SpaceX Vets' New Humanoid Lifts 27kg, Deployed in 18 Months

In a move that feels less like a product launch and more like a tactical deployment, Sunnyvale-based Noble Machines, Inc. (formerly Under Control Robotics) has officially emerged from stealth mode. Founded just 18 months ago by a team of engineers from SpaceX, Apple, NASA, and Caltech, the company has already shipped and deployed its first humanoid robot to a Fortune Global 500 industrial customer. This isn’t your typical “watch our robot do a kickflip” demo; it’s a full-scale industrial debut that skips the PR fluff and gets straight to work.

Noble Machines is deliberately trading biomimicry for raw, industrial brawn. Their flagship robot is built for what the company calls the “dull, dirty, dangerous, and declining” jobs. The specs speak for themselves: a hefty 27kg (50lb) payload capacity, a 5-hour battery life designed for full-shift reliability, and the ability to navigate chaotic environments like construction sites by climbing stairs and traversing scaffolding. This machine is clearly more comfortable on a factory floor than in a press conference.

The robot’s intelligence is powered by what Noble Machines calls “AI-driven whole-body control,” running its end-to-end autonomy on a single NVIDIA Jetson Orin edge AI computer.
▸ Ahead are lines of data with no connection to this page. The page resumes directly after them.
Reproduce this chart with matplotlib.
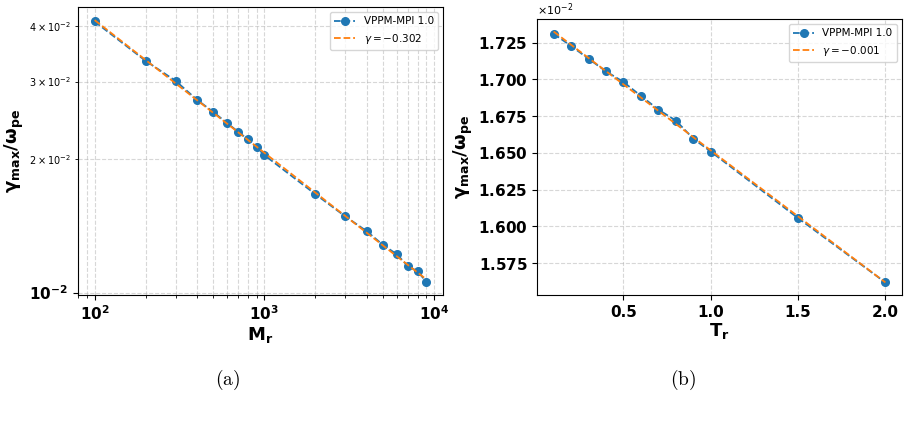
import numpy as np
import matplotlib
matplotlib.use("Agg")
import matplotlib.pyplot as plt

# (a) growth rate vs mass ratio
mass_ratio = [100, 200, 300, 400, 500, 600, 700, 800, 900, 1000,
              2000, 3000, 4000, 5000, 6000, 7000, 8000, 9000]
gamma_m = [0.04100, 0.03340, 0.03010, 0.02730, 0.02560, 0.02420, 0.02310, 0.02220, 0.02130,
           0.02045, 0.01668, 0.01486, 0.01377, 0.01281, 0.01222, 0.01148, 0.01116, 0.01057]
slope_m = -0.302

# (b) growth rate vs temperature ratio
temp_ratio = [0.1, 0.2, 0.3, 0.4, 0.5, 0.6, 0.7, 0.8, 0.9, 1.0, 1.5, 2.0]
gamma_t = [0.017311, 0.017228, 0.017141, 0.017055, 0.016983, 0.016888,
           0.016795, 0.016720, 0.016597, 0.016509, 0.016056, 0.015618]
slope_t = -0.001

blue = '#1f77b4'
orange = '#ff7f0e'
ylab = r'$\mathbf{\gamma_{max}/\omega_{pe}}$'

fig = plt.figure(figsize=(9.1, 4.33), dpi=100)
ax1 = fig.add_axes([78/910, 1 - 295/433, 365/910, 288/433])
ax2 = fig.add_axes([537/910, 1 - 295/433, 365/910, 276/433])

# left: log-log with power-law fit
xm = np.array(mass_ratio, dtype=float)
ym = np.array(gamma_m)
p = np.polyfit(np.log10(xm), np.log10(ym), 1)
ax1.loglog(xm, ym, 'o--', color=blue, ms=5.5, lw=1.3, label='VPPM-MPI 1.0')
ax1.loglog(xm, 10**np.polyval(p, np.log10(xm)), '--', color=orange, lw=1.3,
           label=r'$\gamma = %.3f$' % slope_m)
ax1.grid(True, which='both', ls='--', alpha=0.5)
ax1.set_xlabel(r'$\mathbf{M_r}$', fontsize=13, labelpad=1)
ax1.set_ylabel(ylab, fontsize=13, labelpad=2)
ax1.legend(loc='upper right', fontsize=7.5)
ax1.tick_params(axis='both', which='major', labelsize=11)
ax1.tick_params(axis='y', which='minor', labelsize=7)

# right: linear with linear fit
xt = np.array(temp_ratio)
yt = np.array(gamma_t)
q = np.polyfit(xt, yt, 1)
ax2.plot(xt, yt, 'o--', color=blue, ms=5.5, lw=1.3, label='VPPM-MPI 1.0')
ax2.plot(xt, np.polyval(q, xt), '--', color=orange, lw=1.3,
         label=r'$\gamma = %.3f$' % slope_t)
ax2.grid(True, ls='--', alpha=0.5)
ax2.ticklabel_format(axis='y', style='sci', scilimits=(-2, -2), useMathText=True)
ax2.set_xticks([0.5, 1.0, 1.5, 2.0])
ax2.set_xlabel(r'$\mathbf{T_r}$', fontsize=13, labelpad=1)
ax2.set_ylabel(ylab, fontsize=13, labelpad=2)
ax2.legend(loc='upper right', fontsize=7.5)
ax2.tick_params(axis='both', labelsize=11)
ax2.yaxis.get_offset_text().set_fontsize(8)

for ax in (ax1, ax2):
    for lab in ax.get_xticklabels(which='major') + ax.get_yticklabels(which='major'):
        lab.set_fontweight('bold')

fig.text(228/910, 1 - 380/433, r'$\mathrm{(a)}$', math_fontfamily='cm',
         fontsize=14, ha='center', va='center')
fig.text(683/910, 1 - 380/433, r'$\mathrm{(b)}$', math_fontfamily='cm',
         fontsize=14, ha='center', va='center')

fig.savefig('out.png', dpi=100)
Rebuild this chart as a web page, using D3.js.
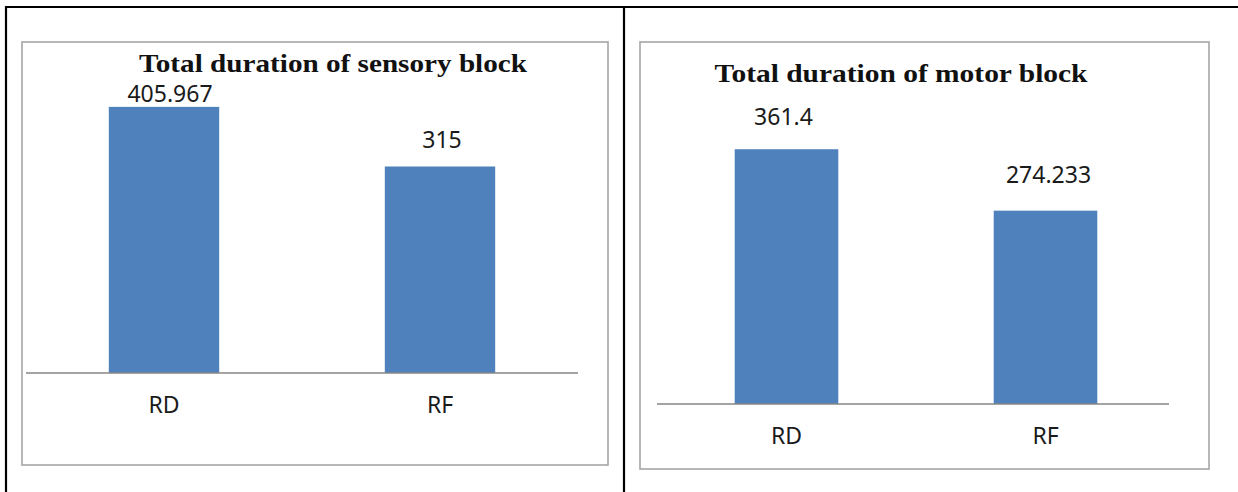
<!DOCTYPE html>
<html>
<head>
<meta charset="utf-8">
<script src="https://cdn.jsdelivr.net/npm/d3@7"></script>
<style>
  html, body { margin: 0; padding: 0; background: #fff; }
  svg { display: block; }
</style>
</head>
<body>
<svg id="svg"></svg>
<script>
// chart data
const categories = ["RD", "RF"];

const sensoryTitle = "Total duration of sensory block";
const sensoryValues = [405.967, 315];
const sensoryLabels = ["405.967", "315"];
const sensoryAxisMax = 450;

const motorTitle = "Total duration of motor block";
const motorValues = [361.4, 274.233];
const motorLabels = ["361.4", "274.233"];
const motorAxisMax = 400;

const barColor = "#4f81bd";

let svgElement = d3.select("#svg")
                   .attr("width", 1238)
                   .attr("height", 492);

// table frame around the two charts
let frame = svgElement.append("g").attr("stroke", "#000").attr("stroke-width", 2.2);
frame.append("line").attr("x1", 5).attr("x2", 1238).attr("y1", 7).attr("y2", 7);
frame.append("line").attr("x1", 6).attr("x2", 6).attr("y1", 6).attr("y2", 492);
frame.append("line").attr("x1", 624).attr("x2", 624).attr("y1", 6).attr("y2", 492);

const charts = [
  { title: sensoryTitle, values: sensoryValues, labels: sensoryLabels, max: sensoryAxisMax,
    box: { x: 22, y: 42, w: 586, h: 423 },
    xRange: [26, 578], yRange: [373, 78], axisEnd: 578,
    titleX: 333, titleY: 72, titleLen: 388,
    labelGap: [5, 19], labelShift: [6, 2] },
  { title: motorTitle, values: motorValues, labels: motorLabels, max: motorAxisMax,
    box: { x: 640, y: 42, w: 569, h: 427 },
    xRange: [657, 1175], yRange: [404, 122], axisEnd: 1169,
    titleX: 901, titleY: 82, titleLen: 373,
    labelGap: [24, 28], labelShift: [-3, 3] }
];

charts.forEach(c => {
  let g = svgElement.append("g");

  g.append("rect")
   .attr("x", c.box.x).attr("y", c.box.y)
   .attr("width", c.box.w).attr("height", c.box.h)
   .attr("fill", "#fff")
   .attr("stroke", "#a5a5a5")
   .attr("stroke-width", 1.6);

  let xScale = d3.scaleBand()
                 .domain(categories)
                 .range(c.xRange)
                 .paddingInner(0.6)
                 .paddingOuter(0.3);

  let yScale = d3.scaleLinear()
                 .domain([0, c.max])
                 .range(c.yRange);

  g.selectAll(".bar")
   .data(c.values)
   .join("rect")
   .attr("class", "bar")
   .attr("x", (d, i) => xScale(categories[i]))
   .attr("y", d => yScale(d))
   .attr("width", xScale.bandwidth())
   .attr("height", d => yScale(0) - yScale(d))
   .attr("fill", barColor);

  g.selectAll(".value")
   .data(c.values)
   .join("text")
   .attr("class", "value")
   .attr("x", (d, i) => xScale(categories[i]) + xScale.bandwidth() / 2 + c.labelShift[i])
   .attr("y", (d, i) => yScale(d) - c.labelGap[i])
   .attr("text-anchor", "middle")
   .attr("font-family", "'Noto Sans', sans-serif")
   .attr("font-size", 23)
   .attr("fill", "#1a1a1a")
   .text((d, i) => c.labels[i]);

  let axis = g.append("g")
              .attr("transform", `translate(0, ${yScale(0)})`)
              .call(d3.axisBottom(xScale).tickSize(0).tickPadding(24));

  axis.select(".domain").remove();
  axis.append("line")
      .attr("x1", c.xRange[0]).attr("x2", c.axisEnd)
      .attr("stroke", "#868686").attr("stroke-width", 1.3);
  axis.selectAll("text")
      .attr("font-family", "'Noto Sans', sans-serif")
      .attr("font-size", 23)
      .attr("fill", "#1a1a1a");

  g.append("text")
   .attr("x", c.titleX)
   .attr("y", c.titleY)
   .attr("text-anchor", "middle")
   .attr("font-family", "'Liberation Serif', 'Times New Roman', serif")
   .attr("font-weight", "bold")
   .attr("font-size", 26)
   .attr("textLength", c.titleLen)
   .attr("lengthAdjust", "spacingAndGlyphs")
   .attr("fill", "#111")
   .text(c.title);
});
</script>
</body>
</html>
The company claims a 95% sim-to-real success rate for its machine learning models, thanks to a proprietary training pipeline built on the NVIDIA Isaac platform, allowing the robot to learn new skills from human demonstration in a matter of hours.

Why is this important?

While the humanoid robotics space is crowded with impressive demos, Noble Machines’ speed from founding to a paid industrial deployment is the real story here. In just 18 months, they’ve achieved what takes many competitors years: getting a robot out of the lab and onto a customer’s site. This “deployment-first” strategy, focusing on the unglamorous but critical needs of heavy industries like construction, mining, and energy, suggests a pragmatic and aggressive market entry. By prioritizing utility over human-like aesthetics, Noble Machines is making a powerful statement that the true test of a humanoid robot isn’t how it walks, but how it works.